» **Goal of the exercise**: Set the data down again, exactly as it reads, but without the pictures.

» **Recorded data**:
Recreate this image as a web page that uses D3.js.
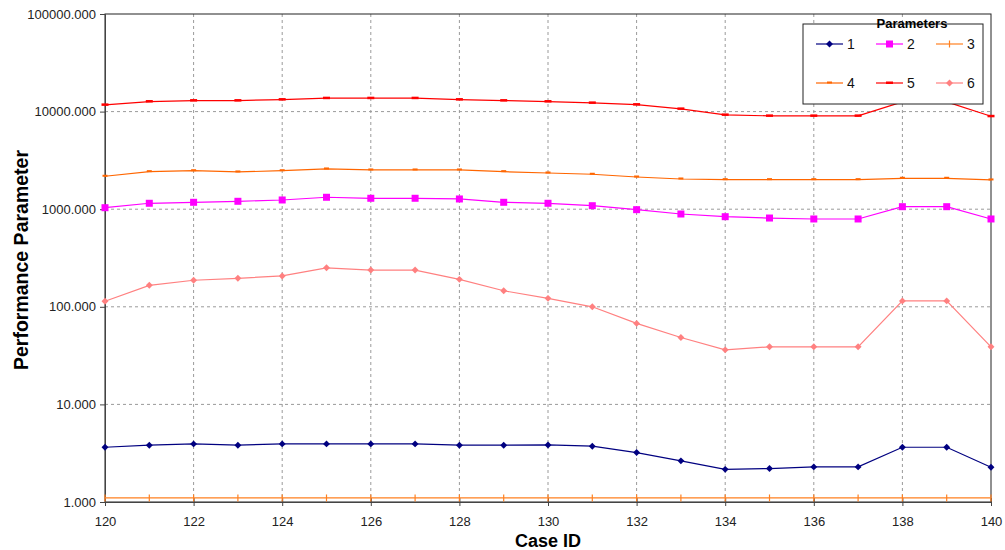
<!DOCTYPE html>
<html>
<head>
<meta charset="utf-8">
<script src="https://cdn.jsdelivr.net/npm/d3@7"></script>
<style>
  body { margin: 0; background: #fff; }
  svg { display: block; font-family: "Liberation Sans", Arial, sans-serif; }
</style>
</head>
<body>
<div id="chart"></div>
<script>
const caseIds = [120, 121, 122, 123, 124, 125, 126, 127, 128, 129, 130, 131, 132, 133, 134, 135, 136, 137, 138, 139, 140];
const seriesNames = ["1", "2", "3", "4", "5", "6"];
const param1 = [3.64, 3.82, 3.94, 3.82, 3.94, 3.94, 3.94, 3.94, 3.82, 3.82, 3.84, 3.73, 3.21, 2.64, 2.16, 2.2, 2.29, 2.29, 3.64, 3.64, 2.27];
const param2 = [1036, 1150, 1177, 1205, 1243, 1325, 1294, 1294, 1273, 1177, 1150, 1086, 989, 893, 838, 812, 794, 794, 1061, 1061, 794];
const param3 = [1.1, 1.1, 1.1, 1.1, 1.1, 1.1, 1.1, 1.1, 1.1, 1.1, 1.1, 1.1, 1.1, 1.1, 1.1, 1.1, 1.1, 1.1, 1.1, 1.1, 1.1];
const param4 = [2175, 2425, 2480, 2408, 2480, 2584, 2524, 2524, 2524, 2425, 2350, 2280, 2138, 2040, 2008, 2008, 2008, 2008, 2074, 2074, 1994];
const param5 = [11720, 12680, 12970, 12970, 13280, 13720, 13720, 13720, 13280, 12970, 12680, 12280, 11800, 10660, 9250, 9040, 9040, 9040, 12570, 12570, 8950];
const param6 = [114, 166, 187, 196, 207, 251, 238, 238, 191, 146, 122, 100, 67.6, 48.5, 36.2, 38.9, 38.9, 38.9, 115, 115, 38.9];
const yTicks = [1, 10, 100, 1000, 10000, 100000];
const xTicks = [120, 122, 124, 126, 128, 130, 132, 134, 136, 138, 140];
const gridX = [122, 124, 126, 128, 130, 132, 134, 136, 138];
const gridY = [10, 100, 1000, 10000];

const width = 1005, height = 550;
const plotLeft = 105, plotRight = 991, plotTop = 14, plotBottom = 502;

const colors = ["#000080", "#ff00ff", "#ff8020", "#ff6600", "#ff0000", "#ff8080"];
const markers = ["diamond", "square", "vtick", "hdash", "hdash2", "diamond"];
const allSeries = [param1, param2, param3, param4, param5, param6];

const svg = d3.select("#chart").append("svg")
  .attr("width", width)
  .attr("height", height);

svg.append("rect").attr("width", width).attr("height", height).attr("fill", "#fff");

const x = d3.scaleLinear().domain([120, 140]).range([plotLeft, plotRight]);
const y = d3.scaleLog().domain([1, 100000]).range([plotBottom, plotTop]);

// grid
svg.append("g").selectAll("line").data(gridY).join("line")
  .attr("x1", plotLeft).attr("x2", plotRight)
  .attr("y1", d => y(d)).attr("y2", d => y(d))
  .attr("stroke", "#9a9a9a").attr("stroke-dasharray", "3,3");
svg.append("g").selectAll("line").data(gridX).join("line")
  .attr("y1", plotTop).attr("y2", plotBottom)
  .attr("x1", d => x(d)).attr("x2", d => x(d))
  .attr("stroke", "#9a9a9a").attr("stroke-dasharray", "3,3");

// frame
svg.append("rect")
  .attr("x", plotLeft).attr("y", plotTop)
  .attr("width", plotRight - plotLeft).attr("height", plotBottom - plotTop)
  .attr("fill", "none").attr("stroke", "#222").attr("stroke-width", 1);

// axes
const yAxis = d3.axisLeft(y).tickValues(yTicks).tickFormat(d3.format(".3f")).tickSize(5).tickPadding(4);
const gy = svg.append("g").attr("transform", `translate(${plotLeft},0)`).call(yAxis);
const xAxis = d3.axisBottom(x).tickValues(xTicks).tickFormat(d3.format("d")).tickSize(4).tickPadding(11);
const gx = svg.append("g").attr("transform", `translate(0,${plotBottom})`).call(xAxis);
[gx, gy].forEach(g => {
  g.select(".domain").attr("stroke", "#444");
  g.selectAll(".tick line").attr("stroke", "#444");
  g.selectAll("text").attr("fill", "#222").style("font-size", "13px")
    .style("font-family", "'Liberation Sans', Arial, sans-serif");
});
gx.selectAll(".tick line").attr("y1", -4);

// axis titles
svg.append("text")
  .attr("transform", `translate(21,${(plotTop + plotBottom) / 2 + 2}) rotate(-90)`)
  .attr("dy", "0.35em")
  .attr("text-anchor", "middle")
  .style("font-size", "19.5px").style("font-weight", "bold")
  .text("Performance Parameter");
svg.append("text")
  .attr("x", 548).attr("y", 547)
  .attr("text-anchor", "middle")
  .style("font-size", "18px").style("font-weight", "bold")
  .text("Case ID");

function drawMarker(g, type, color) {
  if (type === "diamond") {
    g.append("path").attr("d", d3.symbol(d3.symbolSquare, 24)()).attr("transform", "rotate(45)").attr("fill", color);
  } else if (type === "square") {
    g.append("rect").attr("x", -3.5).attr("y", -3.5).attr("width", 7).attr("height", 7).attr("fill", color);
  } else if (type === "vtick") {
    g.append("line").attr("y1", -3.5).attr("y2", 3.5).attr("stroke", color).attr("stroke-width", 1.2);
  } else if (type === "hdash") {
    g.append("rect").attr("x", -2.5).attr("y", -1.5).attr("width", 5).attr("height", 2).attr("fill", color);
  } else if (type === "hdash2") {
    g.append("rect").attr("x", -3.5).attr("y", -1.5).attr("width", 7).attr("height", 2.5).attr("fill", color);
  }
}

const line = d3.line().x(d => x(d[0])).y(d => y(d[1]));

allSeries.forEach((vals, i) => {
  const pts = caseIds.map((c, j) => [c, vals[j]]);
  const g = svg.append("g");
  g.append("path").datum(pts)
    .attr("d", line)
    .attr("fill", "none")
    .attr("stroke", colors[i])
    .attr("stroke-width", 1.2);
  g.selectAll("g.m").data(pts).join("g")
    .attr("class", "m")
    .attr("transform", d => `translate(${x(d[0])},${y(d[1])})`)
    .each(function () { drawMarker(d3.select(this), markers[i], colors[i]); });
});

// legend
const lg = svg.append("g");
lg.append("rect").attr("x", 803).attr("y", 24).attr("width", 180).attr("height", 80)
  .attr("fill", "#fff").attr("stroke", "#222");
lg.append("text").attr("x", 912).attr("y", 28)
  .attr("text-anchor", "middle").style("font-size", "13px").style("font-weight", "bold")
  .text("Parameters");
seriesNames.forEach((name, i) => {
  const col = i % 3, row = Math.floor(i / 3);
  const lx = 816 + col * 60, ly = 44 + row * 39;
  const item = lg.append("g").attr("transform", `translate(${lx},${ly})`);
  item.append("line").attr("x1", 0).attr("x2", 27).attr("stroke", colors[i]).attr("stroke-width", 1.2);
  const m = item.append("g").attr("transform", "translate(13.5,0)");
  drawMarker(m, markers[i], colors[i]);
  item.append("text").attr("x", 31).attr("y", 5).style("font-size", "14px").attr("fill", "#111").text(name);
});
</script>
</body>
</html>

» **Solution to this problem**:
Recreate this image as a web page that uses D3.js.
<!DOCTYPE html>
<html>
<head>
<meta charset="utf-8">
<script src="https://cdn.jsdelivr.net/npm/d3@7"></script>
<style>
  body { margin: 0; background: #fff; }
  svg { display: block; font-family: "Liberation Sans", Arial, sans-serif; }
</style>
</head>
<body>
<div id="chart"></div>
<script>
const caseIds = [120, 121, 122, 123, 124, 125, 126, 127, 128, 129, 130, 131, 132, 133, 134, 135, 136, 137, 138, 139, 140];
const seriesNames = ["1", "2", "3", "4", "5", "6"];
const param1 = [3.64, 3.82, 3.94, 3.82, 3.94, 3.94, 3.94, 3.94, 3.82, 3.82, 3.84, 3.73, 3.21, 2.64, 2.16, 2.2, 2.29, 2.29, 3.64, 3.64, 2.27];
const param2 = [1036, 1150, 1177, 1205, 1243, 1325, 1294, 1294, 1273, 1177, 1150, 1086, 989, 893, 838, 812, 794, 794, 1061, 1061, 794];
const param3 = [1.1, 1.1, 1.1, 1.1, 1.1, 1.1, 1.1, 1.1, 1.1, 1.1, 1.1, 1.1, 1.1, 1.1, 1.1, 1.1, 1.1, 1.1, 1.1, 1.1, 1.1];
const param4 = [2175, 2425, 2480, 2408, 2480, 2584, 2524, 2524, 2524, 2425, 2350, 2280, 2138, 2040, 2008, 2008, 2008, 2008, 2074, 2074, 1994];
const param5 = [11720, 12680, 12970, 12970, 13280, 13720, 13720, 13720, 13280, 12970, 12680, 12280, 11800, 10660, 9250, 9040, 9040, 9040, 12570, 12570, 8950];
const param6 = [114, 166, 187, 196, 207, 251, 238, 238, 191, 146, 122, 100, 67.6, 48.5, 36.2, 38.9, 38.9, 38.9, 115, 115, 38.9];
const yTicks = [1, 10, 100, 1000, 10000, 100000];
const xTicks = [120, 122, 124, 126, 128, 130, 132, 134, 136, 138, 140];
const gridX = [122, 124, 126, 128, 130, 132, 134, 136, 138];
const gridY = [10, 100, 1000, 10000];

const width = 1005, height = 550;
const plotLeft = 105, plotRight = 991, plotTop = 14, plotBottom = 502;

const colors = ["#000080", "#ff00ff", "#ff8020", "#ff6600", "#ff0000", "#ff8080"];
const markers = ["diamond", "square", "vtick", "hdash", "hdash2", "diamond"];
const allSeries = [param1, param2, param3, param4, param5, param6];

const svg = d3.select("#chart").append("svg")
  .attr("width", width)
  .attr("height", height);

svg.append("rect").attr("width", width).attr("height", height).attr("fill", "#fff");

const x = d3.scaleLinear().domain([120, 140]).range([plotLeft, plotRight]);
const y = d3.scaleLog().domain([1, 100000]).range([plotBottom, plotTop]);

// grid
svg.append("g").selectAll("line").data(gridY).join("line")
  .attr("x1", plotLeft).attr("x2", plotRight)
  .attr("y1", d => y(d)).attr("y2", d => y(d))
  .attr("stroke", "#9a9a9a").attr("stroke-dasharray", "3,3");
svg.append("g").selectAll("line").data(gridX).join("line")
  .attr("y1", plotTop).attr("y2", plotBottom)
  .attr("x1", d => x(d)).attr("x2", d => x(d))
  .attr("stroke", "#9a9a9a").attr("stroke-dasharray", "3,3");

// frame
svg.append("rect")
  .attr("x", plotLeft).attr("y", plotTop)
  .attr("width", plotRight - plotLeft).attr("height", plotBottom - plotTop)
  .attr("fill", "none").attr("stroke", "#222").attr("stroke-width", 1);

// axes
const yAxis = d3.axisLeft(y).tickValues(yTicks).tickFormat(d3.format(".3f")).tickSize(5).tickPadding(4);
const gy = svg.append("g").attr("transform", `translate(${plotLeft},0)`).call(yAxis);
const xAxis = d3.axisBottom(x).tickValues(xTicks).tickFormat(d3.format("d")).tickSize(4).tickPadding(11);
const gx = svg.append("g").attr("transform", `translate(0,${plotBottom})`).call(xAxis);
[gx, gy].forEach(g => {
  g.select(".domain").attr("stroke", "#444");
  g.selectAll(".tick line").attr("stroke", "#444");
  g.selectAll("text").attr("fill", "#222").style("font-size", "13px")
    .style("font-family", "'Liberation Sans', Arial, sans-serif");
});
gx.selectAll(".tick line").attr("y1", -4);

// axis titles
svg.append("text")
  .attr("transform", `translate(21,${(plotTop + plotBottom) / 2 + 2}) rotate(-90)`)
  .attr("dy", "0.35em")
  .attr("text-anchor", "middle")
  .style("font-size", "19.5px").style("font-weight", "bold")
  .text("Performance Parameter");
svg.append("text")
  .attr("x", 548).attr("y", 547)
  .attr("text-anchor", "middle")
  .style("font-size", "18px").style("font-weight", "bold")
  .text("Case ID");

function drawMarker(g, type, color) {
  if (type === "diamond") {
    g.append("path").attr("d", d3.symbol(d3.symbolSquare, 24)()).attr("transform", "rotate(45)").attr("fill", color);
  } else if (type === "square") {
    g.append("rect").attr("x", -3.5).attr("y", -3.5).attr("width", 7).attr("height", 7).attr("fill", color);
  } else if (type === "vtick") {
    g.append("line").attr("y1", -3.5).attr("y2", 3.5).attr("stroke", color).attr("stroke-width", 1.2);
  } else if (type === "hdash") {
    g.append("rect").attr("x", -2.5).attr("y", -1.5).attr("width", 5).attr("height", 2).attr("fill", color);
  } else if (type === "hdash2") {
    g.append("rect").attr("x", -3.5).attr("y", -1.5).attr("width", 7).attr("height", 2.5).attr("fill", color);
  }
}

const line = d3.line().x(d => x(d[0])).y(d => y(d[1]));

allSeries.forEach((vals, i) => {
  const pts = caseIds.map((c, j) => [c, vals[j]]);
  const g = svg.append("g");
  g.append("path").datum(pts)
    .attr("d", line)
    .attr("fill", "none")
    .attr("stroke", colors[i])
    .attr("stroke-width", 1.2);
  g.selectAll("g.m").data(pts).join("g")
    .attr("class", "m")
    .attr("transform", d => `translate(${x(d[0])},${y(d[1])})`)
    .each(function () { drawMarker(d3.select(this), markers[i], colors[i]); });
});

// legend
const lg = svg.append("g");
lg.append("rect").attr("x", 803).attr("y", 24).attr("width", 180).attr("height", 80)
  .attr("fill", "#fff").attr("stroke", "#222");
lg.append("text").attr("x", 912).attr("y", 28)
  .attr("text-anchor", "middle").style("font-size", "13px").style("font-weight", "bold")
  .text("Parameters");
seriesNames.forEach((name, i) => {
  const col = i % 3, row = Math.floor(i / 3);
  const lx = 816 + col * 60, ly = 44 + row * 39;
  const item = lg.append("g").attr("transform", `translate(${lx},${ly})`);
  item.append("line").attr("x1", 0).attr("x2", 27).attr("stroke", colors[i]).attr("stroke-width", 1.2);
  const m = item.append("g").attr("transform", "translate(13.5,0)");
  drawMarker(m, markers[i], colors[i]);
  item.append("text").attr("x", 31).attr("y", 5).style("font-size", "14px").attr("fill", "#111").text(name);
});
</script>
</body>
</html>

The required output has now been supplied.